To be done = Please retype the data in full and exactly; the pictures are not part of the copy.

--------------------------------

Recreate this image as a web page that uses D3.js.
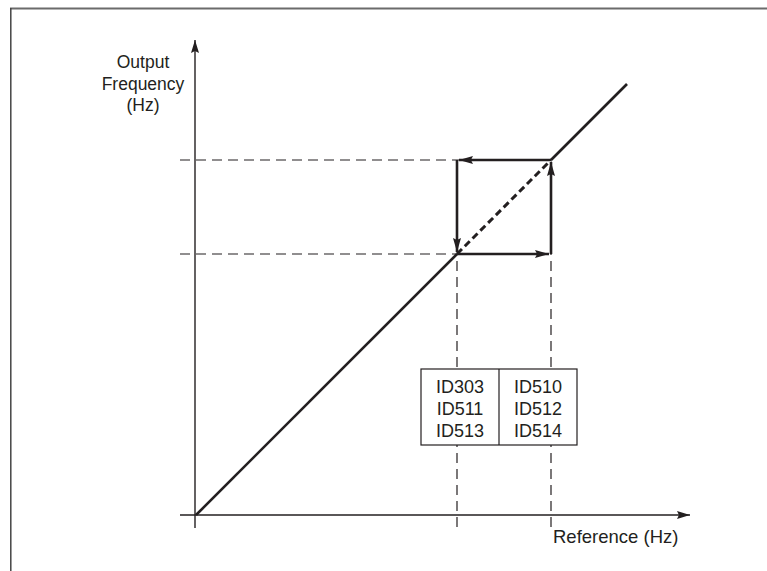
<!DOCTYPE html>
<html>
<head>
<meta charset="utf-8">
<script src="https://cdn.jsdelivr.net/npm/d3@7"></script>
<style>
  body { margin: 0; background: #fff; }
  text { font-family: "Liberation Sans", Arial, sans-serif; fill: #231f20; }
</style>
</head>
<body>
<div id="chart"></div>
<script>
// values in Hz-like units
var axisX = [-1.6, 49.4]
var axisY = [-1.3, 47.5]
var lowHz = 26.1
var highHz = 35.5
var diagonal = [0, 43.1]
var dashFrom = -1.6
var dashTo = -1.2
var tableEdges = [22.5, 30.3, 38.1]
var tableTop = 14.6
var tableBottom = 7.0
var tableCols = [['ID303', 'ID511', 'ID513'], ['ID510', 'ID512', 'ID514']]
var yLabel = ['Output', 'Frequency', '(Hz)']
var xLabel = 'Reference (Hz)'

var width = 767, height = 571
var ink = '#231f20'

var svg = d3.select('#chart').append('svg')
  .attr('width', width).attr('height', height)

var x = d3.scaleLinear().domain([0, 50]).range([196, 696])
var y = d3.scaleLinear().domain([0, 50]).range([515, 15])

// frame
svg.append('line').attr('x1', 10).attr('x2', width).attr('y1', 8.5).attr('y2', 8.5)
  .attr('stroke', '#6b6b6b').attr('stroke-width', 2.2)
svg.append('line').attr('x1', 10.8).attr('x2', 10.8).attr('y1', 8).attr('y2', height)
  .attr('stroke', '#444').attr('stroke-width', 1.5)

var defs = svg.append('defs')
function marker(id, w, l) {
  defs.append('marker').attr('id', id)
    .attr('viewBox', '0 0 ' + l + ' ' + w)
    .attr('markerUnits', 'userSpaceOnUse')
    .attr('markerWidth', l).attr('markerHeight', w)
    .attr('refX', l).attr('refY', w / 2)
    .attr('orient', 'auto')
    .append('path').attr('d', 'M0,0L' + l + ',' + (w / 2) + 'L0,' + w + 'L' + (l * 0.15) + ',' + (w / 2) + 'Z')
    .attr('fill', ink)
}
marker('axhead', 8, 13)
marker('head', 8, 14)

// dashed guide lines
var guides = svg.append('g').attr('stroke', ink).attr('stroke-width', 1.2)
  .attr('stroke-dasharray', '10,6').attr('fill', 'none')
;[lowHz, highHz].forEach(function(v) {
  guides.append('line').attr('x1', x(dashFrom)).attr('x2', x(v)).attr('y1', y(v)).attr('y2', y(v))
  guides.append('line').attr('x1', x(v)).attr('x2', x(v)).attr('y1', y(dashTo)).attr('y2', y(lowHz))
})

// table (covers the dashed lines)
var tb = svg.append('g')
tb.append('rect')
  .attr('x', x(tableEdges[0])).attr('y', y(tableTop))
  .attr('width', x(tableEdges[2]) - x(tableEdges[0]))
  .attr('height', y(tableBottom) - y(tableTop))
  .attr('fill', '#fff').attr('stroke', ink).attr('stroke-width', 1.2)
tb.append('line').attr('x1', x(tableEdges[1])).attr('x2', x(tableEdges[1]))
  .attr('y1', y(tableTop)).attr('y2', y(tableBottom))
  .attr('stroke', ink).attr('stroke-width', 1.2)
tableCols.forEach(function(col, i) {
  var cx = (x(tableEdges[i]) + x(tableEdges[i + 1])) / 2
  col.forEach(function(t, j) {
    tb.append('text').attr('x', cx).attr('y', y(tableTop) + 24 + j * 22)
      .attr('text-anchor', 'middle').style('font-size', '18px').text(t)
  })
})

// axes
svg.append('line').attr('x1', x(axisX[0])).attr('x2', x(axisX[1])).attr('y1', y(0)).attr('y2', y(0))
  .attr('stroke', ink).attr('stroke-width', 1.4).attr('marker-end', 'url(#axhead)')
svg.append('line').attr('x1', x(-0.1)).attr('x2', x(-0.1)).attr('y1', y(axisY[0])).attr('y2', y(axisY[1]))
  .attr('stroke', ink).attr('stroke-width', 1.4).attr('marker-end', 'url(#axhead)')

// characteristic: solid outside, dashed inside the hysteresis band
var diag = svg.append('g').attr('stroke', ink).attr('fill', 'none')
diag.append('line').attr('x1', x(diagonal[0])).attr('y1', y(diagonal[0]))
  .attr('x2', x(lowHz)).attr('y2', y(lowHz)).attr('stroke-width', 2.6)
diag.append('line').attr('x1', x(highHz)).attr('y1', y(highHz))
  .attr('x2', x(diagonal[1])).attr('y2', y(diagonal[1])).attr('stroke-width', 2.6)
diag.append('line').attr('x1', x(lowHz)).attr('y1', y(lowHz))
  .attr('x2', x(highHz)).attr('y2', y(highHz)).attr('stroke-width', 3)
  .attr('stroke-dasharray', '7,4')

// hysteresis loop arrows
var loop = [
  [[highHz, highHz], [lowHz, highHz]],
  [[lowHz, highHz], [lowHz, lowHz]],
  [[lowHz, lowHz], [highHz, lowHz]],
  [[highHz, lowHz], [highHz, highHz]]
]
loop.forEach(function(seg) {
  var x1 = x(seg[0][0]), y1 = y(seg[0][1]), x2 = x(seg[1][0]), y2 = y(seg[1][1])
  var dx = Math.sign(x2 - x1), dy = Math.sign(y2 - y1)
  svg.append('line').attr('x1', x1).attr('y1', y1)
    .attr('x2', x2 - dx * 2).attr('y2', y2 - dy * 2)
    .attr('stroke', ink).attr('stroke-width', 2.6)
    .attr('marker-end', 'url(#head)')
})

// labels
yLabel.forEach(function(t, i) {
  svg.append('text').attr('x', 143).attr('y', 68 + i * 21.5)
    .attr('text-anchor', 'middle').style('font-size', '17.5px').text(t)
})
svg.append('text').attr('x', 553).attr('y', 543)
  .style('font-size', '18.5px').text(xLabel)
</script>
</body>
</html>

--------------------------------

Problem solution =
Recreate this image as a web page that uses D3.js.
<!DOCTYPE html>
<html>
<head>
<meta charset="utf-8">
<script src="https://cdn.jsdelivr.net/npm/d3@7"></script>
<style>
  body { margin: 0; background: #fff; }
  text { font-family: "Liberation Sans", Arial, sans-serif; fill: #231f20; }
</style>
</head>
<body>
<div id="chart"></div>
<script>
// values in Hz-like units
var axisX = [-1.6, 49.4]
var axisY = [-1.3, 47.5]
var lowHz = 26.1
var highHz = 35.5
var diagonal = [0, 43.1]
var dashFrom = -1.6
var dashTo = -1.2
var tableEdges = [22.5, 30.3, 38.1]
var tableTop = 14.6
var tableBottom = 7.0
var tableCols = [['ID303', 'ID511', 'ID513'], ['ID510', 'ID512', 'ID514']]
var yLabel = ['Output', 'Frequency', '(Hz)']
var xLabel = 'Reference (Hz)'

var width = 767, height = 571
var ink = '#231f20'

var svg = d3.select('#chart').append('svg')
  .attr('width', width).attr('height', height)

var x = d3.scaleLinear().domain([0, 50]).range([196, 696])
var y = d3.scaleLinear().domain([0, 50]).range([515, 15])

// frame
svg.append('line').attr('x1', 10).attr('x2', width).attr('y1', 8.5).attr('y2', 8.5)
  .attr('stroke', '#6b6b6b').attr('stroke-width', 2.2)
svg.append('line').attr('x1', 10.8).attr('x2', 10.8).attr('y1', 8).attr('y2', height)
  .attr('stroke', '#444').attr('stroke-width', 1.5)

var defs = svg.append('defs')
function marker(id, w, l) {
  defs.append('marker').attr('id', id)
    .attr('viewBox', '0 0 ' + l + ' ' + w)
    .attr('markerUnits', 'userSpaceOnUse')
    .attr('markerWidth', l).attr('markerHeight', w)
    .attr('refX', l).attr('refY', w / 2)
    .attr('orient', 'auto')
    .append('path').attr('d', 'M0,0L' + l + ',' + (w / 2) + 'L0,' + w + 'L' + (l * 0.15) + ',' + (w / 2) + 'Z')
    .attr('fill', ink)
}
marker('axhead', 8, 13)
marker('head', 8, 14)

// dashed guide lines
var guides = svg.append('g').attr('stroke', ink).attr('stroke-width', 1.2)
  .attr('stroke-dasharray', '10,6').attr('fill', 'none')
;[lowHz, highHz].forEach(function(v) {
  guides.append('line').attr('x1', x(dashFrom)).attr('x2', x(v)).attr('y1', y(v)).attr('y2', y(v))
  guides.append('line').attr('x1', x(v)).attr('x2', x(v)).attr('y1', y(dashTo)).attr('y2', y(lowHz))
})

// table (covers the dashed lines)
var tb = svg.append('g')
tb.append('rect')
  .attr('x', x(tableEdges[0])).attr('y', y(tableTop))
  .attr('width', x(tableEdges[2]) - x(tableEdges[0]))
  .attr('height', y(tableBottom) - y(tableTop))
  .attr('fill', '#fff').attr('stroke', ink).attr('stroke-width', 1.2)
tb.append('line').attr('x1', x(tableEdges[1])).attr('x2', x(tableEdges[1]))
  .attr('y1', y(tableTop)).attr('y2', y(tableBottom))
  .attr('stroke', ink).attr('stroke-width', 1.2)
tableCols.forEach(function(col, i) {
  var cx = (x(tableEdges[i]) + x(tableEdges[i + 1])) / 2
  col.forEach(function(t, j) {
    tb.append('text').attr('x', cx).attr('y', y(tableTop) + 24 + j * 22)
      .attr('text-anchor', 'middle').style('font-size', '18px').text(t)
  })
})

// axes
svg.append('line').attr('x1', x(axisX[0])).attr('x2', x(axisX[1])).attr('y1', y(0)).attr('y2', y(0))
  .attr('stroke', ink).attr('stroke-width', 1.4).attr('marker-end', 'url(#axhead)')
svg.append('line').attr('x1', x(-0.1)).attr('x2', x(-0.1)).attr('y1', y(axisY[0])).attr('y2', y(axisY[1]))
  .attr('stroke', ink).attr('stroke-width', 1.4).attr('marker-end', 'url(#axhead)')

// characteristic: solid outside, dashed inside the hysteresis band
var diag = svg.append('g').attr('stroke', ink).attr('fill', 'none')
diag.append('line').attr('x1', x(diagonal[0])).attr('y1', y(diagonal[0]))
  .attr('x2', x(lowHz)).attr('y2', y(lowHz)).attr('stroke-width', 2.6)
diag.append('line').attr('x1', x(highHz)).attr('y1', y(highHz))
  .attr('x2', x(diagonal[1])).attr('y2', y(diagonal[1])).attr('stroke-width', 2.6)
diag.append('line').attr('x1', x(lowHz)).attr('y1', y(lowHz))
  .attr('x2', x(highHz)).attr('y2', y(highHz)).attr('stroke-width', 3)
  .attr('stroke-dasharray', '7,4')

// hysteresis loop arrows
var loop = [
  [[highHz, highHz], [lowHz, highHz]],
  [[lowHz, highHz], [lowHz, lowHz]],
  [[lowHz, lowHz], [highHz, lowHz]],
  [[highHz, lowHz], [highHz, highHz]]
]
loop.forEach(function(seg) {
  var x1 = x(seg[0][0]), y1 = y(seg[0][1]), x2 = x(seg[1][0]), y2 = y(seg[1][1])
  var dx = Math.sign(x2 - x1), dy = Math.sign(y2 - y1)
  svg.append('line').attr('x1', x1).attr('y1', y1)
    .attr('x2', x2 - dx * 2).attr('y2', y2 - dy * 2)
    .attr('stroke', ink).attr('stroke-width', 2.6)
    .attr('marker-end', 'url(#head)')
})

// labels
yLabel.forEach(function(t, i) {
  svg.append('text').attr('x', 143).attr('y', 68 + i * 21.5)
    .attr('text-anchor', 'middle').style('font-size', '17.5px').text(t)
})
svg.append('text').attr('x', 553).attr('y', 543)
  .style('font-size', '18.5px').text(xLabel)
</script>
</body>
</html>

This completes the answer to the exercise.